As I walked home after handing my son off to his teacher, I plugged my headphones into my ears for the nice stroll home. I observed parents with children locked in a hand to hand embrace as they interacted. On the way home, the pressure of "being on time" was relieved and the parents were walking with younger siblings to return home to await the elder sibs. The pleasant interaction and engaging nature was a happy one that I observed. Kids noticing how "tall" they were as the morning sun stretchd their shadows to only heights they could dream of reaching some day. A random hand flipping the dew off the branches then a casual brush of the moisture on clothing upon noticing the cold moisture...It is not "ignorance" of time, but "innocence" of it that our kids have, and we often enter into the reciprocated form. We could only be so lucky as to re-engage into the wonder of our children in the mornings. To start our day without stress and that of wonder, to look at the world through 5 year old eyes again... to be that lucky...

I find it funny that I was encouraging so much "hurry up" in these times as these are the times I am safe and home with those I love. These are the moments many look back and reflect that were among the most special. Why am I rushing them along to be lost in the dust of oligation? Both my kids will ventually find it no longer "cool" to spend this time with me, at least for a while, why not at least drink in what I can when I have it in front of me. What am I trying to hurry up to? Work? Stress? The "real world"? Why would I want to speed up kissing my kids on the head to wake them? Why speed up holding the hand of my son and listen to him humming a random song he learned in school awkwardly navigating through the words? Hurry to get to what? I spend all day yearning to get back to here to often only "hurry" it away.

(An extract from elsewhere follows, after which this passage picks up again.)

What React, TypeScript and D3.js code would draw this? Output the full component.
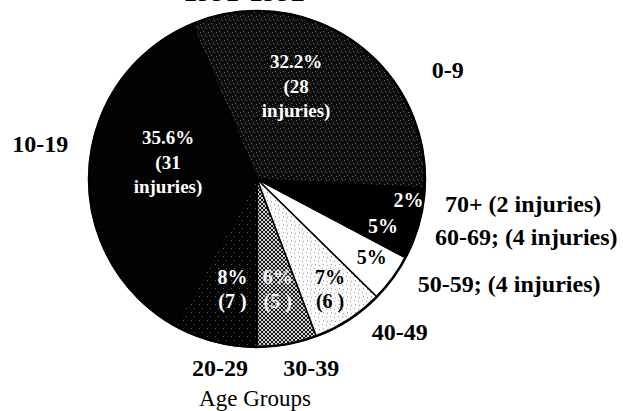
import React, { useMemo } from "react";
import * as d3 from "d3";

// slices in drawing order (counter-clockwise from 6 o'clock)
const ageGroups = ["30-39", "40-49", "50-59", "60-69", "70+", "0-9", "10-19", "20-29"];
const injuries = [5, 6, 4, 4, 2, 28, 31, 7];
const percentText = ["6%", "7%", "5%", "5%", "2%", "32.2%", "35.6%", "8%"];
const countText = ["(5 )", "(6 )", "", "", "", "(28", "(31", "(7 )"];
const wordText = ["", "", "", "", "", "injuries)", "injuries)", ""];
const outerText = [
  "30-39",
  "40-49",
  "50-59; (4 injuries)",
  "60-69; (4 injuries)",
  "70+ (2 injuries)",
  "0-9",
  "10-19",
  "20-29",
];
const titleText = "1991-1992";
const footText = "Age Groups";

// look of each slice
const sliceFill = [
  "url(#checker)",
  "url(#lightDots)",
  "#ffffff",
  "#000000",
  "#000000",
  "url(#speckle)",
  "#030303",
  "url(#sparse)",
];
const innerColor = ["#eeeeee", "#000", "#000", "#fff", "#fff", "#fff", "#fff", "#fff"];

// label placement: [angle nudge in degrees, radius]
const innerPlace: [number, number][] = [
  [-0.3, 112],
  [-0.5, 132],
  [-1.9, 139],
  [0.8, 134.5],
  [0.7, 153],
  [-12.4, 101],
  [7.7, 90.6],
  [-1.9, 112.7],
];
const outerPlace: [number, number, string][] = [
  [-5.7, 196, "middle"],
  [-10, 209, "middle"],
  [-3.1, 192, "start"],
  [-1.7, 187, "start"],
  [0.1, 189.5, "start"],
  [22.9, 206, "start"],
  [7.4, 192, "end"],
  [-3.4, 192, "middle"],
];

const W = 623;
const H = 411;
const cx = 257;
const cy = 179;
const R = 168;
const serif = "Liberation Serif, Times New Roman, Times, serif";

const speckleDots = [[0, 0], [5, 1], [2, 4], [7, 5], [4, 7]];
const sparseDots = [[1, 1], [6, 5]];
const lightDots = [[1, 1], [5, 2], [2, 5], [6, 6]];

const polar = (a: number, r: number) => [cx + r * Math.sin(a), cy - r * Math.cos(a)];

const App = () => {
  const arcs = useMemo(
    () =>
      d3
        .pie<number>()
        .sort(null)
        .startAngle(Math.PI)
        .endAngle(-Math.PI)(injuries),
    []
  );
  const arc = d3.arc<d3.PieArcDatum<number>>().innerRadius(0).outerRadius(R);
  const deg = Math.PI / 180;

  return (
    <svg
      width={W}
      height={H}
      style={{ position: "absolute", left: 0, top: 0, background: "#fff", fontFamily: serif }}
    >
      <defs>
        <pattern id="speckle" width={8} height={8} patternUnits="userSpaceOnUse">
          <rect width={8} height={8} fill="#0c0c0c" />
          {speckleDots.map(([x, y], i) => (
            <rect key={i} x={x} y={y} width={1} height={1} fill="#6a6a6a" />
          ))}
        </pattern>
        <pattern id="sparse" width={8} height={8} patternUnits="userSpaceOnUse">
          <rect width={8} height={8} fill="#050505" />
          {sparseDots.map(([x, y], i) => (
            <rect key={i} x={x} y={y} width={1} height={1} fill="#5a5a5a" />
          ))}
        </pattern>
        <pattern id="lightDots" width={8} height={8} patternUnits="userSpaceOnUse">
          <rect width={8} height={8} fill="#fafafa" />
          {lightDots.map(([x, y], i) => (
            <rect key={i} x={x} y={y} width={1} height={1} fill="#999" />
          ))}
        </pattern>
        <pattern id="checker" width={4} height={4} patternUnits="userSpaceOnUse">
          <rect width={4} height={4} fill="#cfcfcf" />
          <rect x={0} y={0} width={2} height={2} fill="#1a1a1a" />
          <rect x={2} y={2} width={2} height={2} fill="#1a1a1a" />
        </pattern>
      </defs>

      <text x={244} y={1} textAnchor="middle" fontSize={28} fontWeight="bold" fill="#000">
        {titleText}
      </text>

      <g>
        {arcs.map((a, i) => (
          <path
            key={ageGroups[i]}
            d={arc(a) ?? ""}
            transform={`translate(${cx},${cy})`}
            fill={sliceFill[i]}
            stroke="#000"
            strokeWidth={1.5}
            strokeLinejoin="round"
          />
        ))}
        <circle cx={cx} cy={cy} r={R} fill="none" stroke="#000" strokeWidth={2.5} />
      </g>

      {arcs.map((a, i) => {
        const mid = (a.startAngle + a.endAngle) / 2;
        const [nudge, r] = innerPlace[i];
        const [x, y] = polar(mid + nudge * deg, r);
        const lines = [percentText[i], countText[i], wordText[i]].filter((t) => t);
        const size = lines.length > 2 ? 19 : 20;
        const gap = 24.5;
        return (
          <text
            key={"in" + i}
            textAnchor="middle"
            fontSize={size}
            fontWeight="bold"
            fill={innerColor[i]}
          >
            {lines.map((t, j) => (
              <tspan key={j} x={x} y={y + (j - (lines.length - 1) / 2) * gap} dy="0.35em">
                {t}
              </tspan>
            ))}
          </text>
        );
      })}

      {arcs.map((a, i) => {
        const mid = (a.startAngle + a.endAngle) / 2;
        const [nudge, r, anchor] = outerPlace[i];
        const [x, y] = polar(mid + nudge * deg, r);
        return (
          <text
            key={"out" + i}
            x={x}
            y={y}
            dy="0.35em"
            textAnchor={anchor}
            fontSize={24}
            fontWeight="bold"
            fill="#000"
          >
            {outerText[i]}
          </text>
        );
      })}

      <text x={255} y={398} dy="0.35em" textAnchor="middle" fontSize={23} fill="#000">
        {footText}
      </text>
    </svg>
  );
};

export default App;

With awareness I can work on this and try to rework my morning pattern. It takes time, and with that precious resource fleeting, I must make a solid attempt quickly. I can spend time, or waste time, but now I must manage it better. If we find that these moments in our life are not among the most blessed, perhpas we are doing it wrong...

2 comments:

pebbleinthepond1111 said...

Must be "in the air", Mr. Regular Guy...Just this morning an old dutch saying I saw at an Amish restaurant as a child came to mind: "The Hurrier I go The Behinder I Get." That point was beautifully illustrated as I was preparing breakfast for my 8 year old whom I have affectionately deemed "Miss Mosey". In a panic brought on by the realization that we had 15 minutes to do 30 minutes worth of 'stuff' before the bus arrived, I spilled an entire bowl of generic fruit-loops all over myself and the kitchen floor. I'm grateful that Ms. Mosey has very fast reflexes or a change of clothes would have been added to the 'stuff'. If I were to tally every "Hurry!" that comes out of my mouth when talking to my children, I'm quite certain I would be ashamed. My energy in the a.m. sets the pace for their entire day. They have enough "Hurry!" in their little heads when they get to school. My 14 year old came home this afternoon complaining that she got in trouble for being 4 seconds late to one of her classes. How can there be any order to their day when "Hurry!" is the order of the day? The "Hurrier/Behinder" adage has been on my mind quite a bit today because I, too, saw that I was setting the pace for the entire day by hitting the ground hurrying. This has been a very cool confirmation that if I want my children to grow up knowing what it feels like to be serene in spirit I must start paying attention to the way I help them begin their days. I don't want them grow up feeling the sense of urgency and time-consciousness that plagues most of us every day all day. It is my desire to teach my children the concept of living in the NOW. And that doesn't mean, "Go brush your teeth, NOW!!" Thanks for the insights, R.G. Namaste.

The Regular Guy said...

I think we are going to have some fun here...
I will have to chat with you on the "pebble in the pond", I have been sing that term for years fo something and in some of my video productions, had a pebble drop with the ripples retracting outwards - just another coincidence my dear! Welcome aboard!